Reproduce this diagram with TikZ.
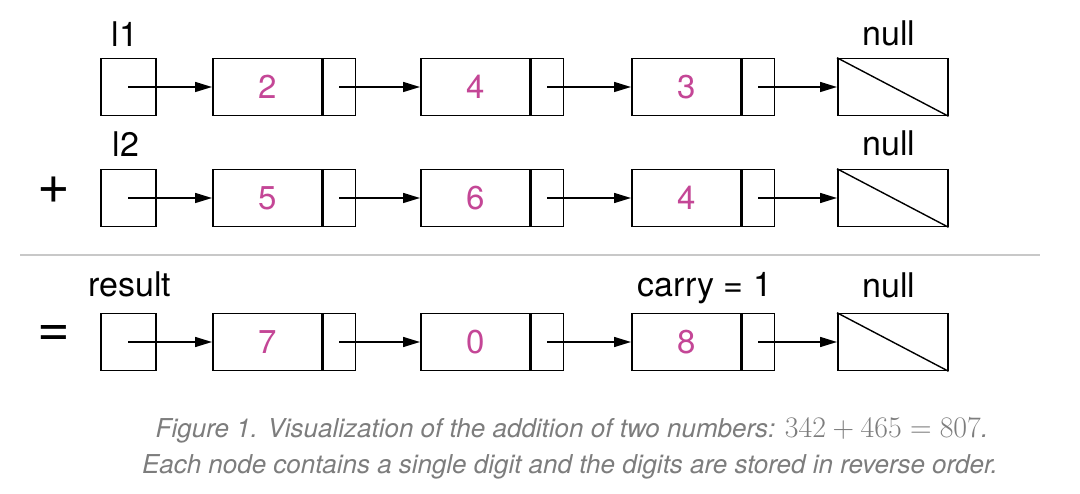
\documentclass[tikz,border=0pt]{standalone}
\usepackage{graphicx}
\usepackage{fontspec}
\setmainfont{TeX Gyre Heros}
\usetikzlibrary{arrows.meta}
\definecolor{digit}{RGB}{196,70,150}
\definecolor{capgray}{RGB}{125,125,125}
\definecolor{rulegray}{RGB}{200,200,200}
\begin{document}
\begin{tikzpicture}[x=1pt,y=-1pt,
  box/.style={draw,line width=1.5pt,inner sep=0pt,anchor=west,minimum height=57pt},
  headbox/.style={box,minimum width=55pt},
  databox/.style={box,minimum width=109pt,text=digit,font=\fontsize{33}{36}\selectfont},
  ptrbox/.style={box,minimum width=32pt},
  nullbox/.style={box,minimum width=110pt},
  lbl/.style={anchor=base,font=\fontsize{34}{38}\selectfont},
  op/.style={font=\fontsize{56}{60}\selectfont},
  link/.style={line width=1.5pt,-{Triangle[length=17pt,width=10pt]}},
  captext/.style={anchor=base,text=capgray,font=\fontsize{26}{30}\selectfont\itshape}]
\useasboundingbox (0,0) rectangle (1080,494);
\fill[white] (0,0) rectangle (1080,494);
% rows
\foreach \r/\y/\a/\b/\c in {1/87/2/4/3, 2/198/5/6/4, 3/342/7/0/8}{
  \node[headbox] (h\r) at (100,\y) {};
  \node[databox] (d\r1) at (212,\y) {\a};
  \node[ptrbox,anchor=west] (p\r1) at (d\r1.east) {};
  \node[databox] (d\r2) at (420,\y) {\b};
  \node[ptrbox,anchor=west] (p\r2) at (d\r2.east) {};
  \node[databox] (d\r3) at (631,\y) {\c};
  \node[ptrbox,anchor=west] (p\r3) at (d\r3.east) {};
  \node[nullbox] (n\r) at (837,\y) {};
  \draw[line width=1.4pt] (n\r.north west) -- (n\r.south east);
  \draw[link] (h\r.center) -- (d\r1.west);
  \draw[link] (p\r1.center) -- (d\r2.west);
  \draw[link] (p\r2.center) -- (d\r3.west);
  \draw[link] (p\r3.center) -- (n\r.west);
}
% labels
\node[lbl] (l1) at (125,47) {l1};
\node[lbl] (nl1) at (889,46) {null};
\node[lbl] (l2) at (126,157) {l2};
\node[lbl] (nl2) at (889,156) {null};
\node[lbl] (res) at (130,297) {result};
\node[lbl] (car) at (705,297) {carry = 1};
\node[lbl] (nl3) at (889,298) {null};
\node[op] (plus) at (54,190) {+};
\node[op] (eq) at (54,336) {=};
\draw[rulegray,line width=1.2pt] (20,255) -- (1040,255);
% caption
\node[captext] (c1) at (572,438) {Figure 1. Visualization of the addition of two numbers: \scalebox{1.2}{$342+465=807$}.};
\node[captext] (c2) at (570,474) {Each node contains a single digit and the digits are stored in reverse order.};
\end{tikzpicture}
\end{document}
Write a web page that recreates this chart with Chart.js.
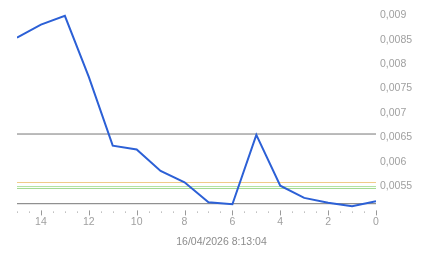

----------

Work to complete = Reproduce the whole listing above word for word, but not its pictures.

Exercise result =
Reproduce this diagram with TikZ.
\documentclass[tikz,border=0pt]{standalone}
\usepackage{graphicx}
\usepackage{fontspec}
\setmainfont{TeX Gyre Heros}
\usetikzlibrary{arrows.meta}
\definecolor{digit}{RGB}{196,70,150}
\definecolor{capgray}{RGB}{125,125,125}
\definecolor{rulegray}{RGB}{200,200,200}
\begin{document}
\begin{tikzpicture}[x=1pt,y=-1pt,
  box/.style={draw,line width=1.5pt,inner sep=0pt,anchor=west,minimum height=57pt},
  headbox/.style={box,minimum width=55pt},
  databox/.style={box,minimum width=109pt,text=digit,font=\fontsize{33}{36}\selectfont},
  ptrbox/.style={box,minimum width=32pt},
  nullbox/.style={box,minimum width=110pt},
  lbl/.style={anchor=base,font=\fontsize{34}{38}\selectfont},
  op/.style={font=\fontsize{56}{60}\selectfont},
  link/.style={line width=1.5pt,-{Triangle[length=17pt,width=10pt]}},
  captext/.style={anchor=base,text=capgray,font=\fontsize{26}{30}\selectfont\itshape}]
\useasboundingbox (0,0) rectangle (1080,494);
\fill[white] (0,0) rectangle (1080,494);
% rows
\foreach \r/\y/\a/\b/\c in {1/87/2/4/3, 2/198/5/6/4, 3/342/7/0/8}{
  \node[headbox] (h\r) at (100,\y) {};
  \node[databox] (d\r1) at (212,\y) {\a};
  \node[ptrbox,anchor=west] (p\r1) at (d\r1.east) {};
  \node[databox] (d\r2) at (420,\y) {\b};
  \node[ptrbox,anchor=west] (p\r2) at (d\r2.east) {};
  \node[databox] (d\r3) at (631,\y) {\c};
  \node[ptrbox,anchor=west] (p\r3) at (d\r3.east) {};
  \node[nullbox] (n\r) at (837,\y) {};
  \draw[line width=1.4pt] (n\r.north west) -- (n\r.south east);
  \draw[link] (h\r.center) -- (d\r1.west);
  \draw[link] (p\r1.center) -- (d\r2.west);
  \draw[link] (p\r2.center) -- (d\r3.west);
  \draw[link] (p\r3.center) -- (n\r.west);
}
% labels
\node[lbl] (l1) at (125,47) {l1};
\node[lbl] (nl1) at (889,46) {null};
\node[lbl] (l2) at (126,157) {l2};
\node[lbl] (nl2) at (889,156) {null};
\node[lbl] (res) at (130,297) {result};
\node[lbl] (car) at (705,297) {carry = 1};
\node[lbl] (nl3) at (889,298) {null};
\node[op] (plus) at (54,190) {+};
\node[op] (eq) at (54,336) {=};
\draw[rulegray,line width=1.2pt] (20,255) -- (1040,255);
% caption
\node[captext] (c1) at (572,438) {Figure 1. Visualization of the addition of two numbers: \scalebox{1.2}{$342+465=807$}.};
\node[captext] (c2) at (570,474) {Each node contains a single digit and the digits are stored in reverse order.};
\end{tikzpicture}
\end{document}
Write a web page that recreates this chart with Chart.js.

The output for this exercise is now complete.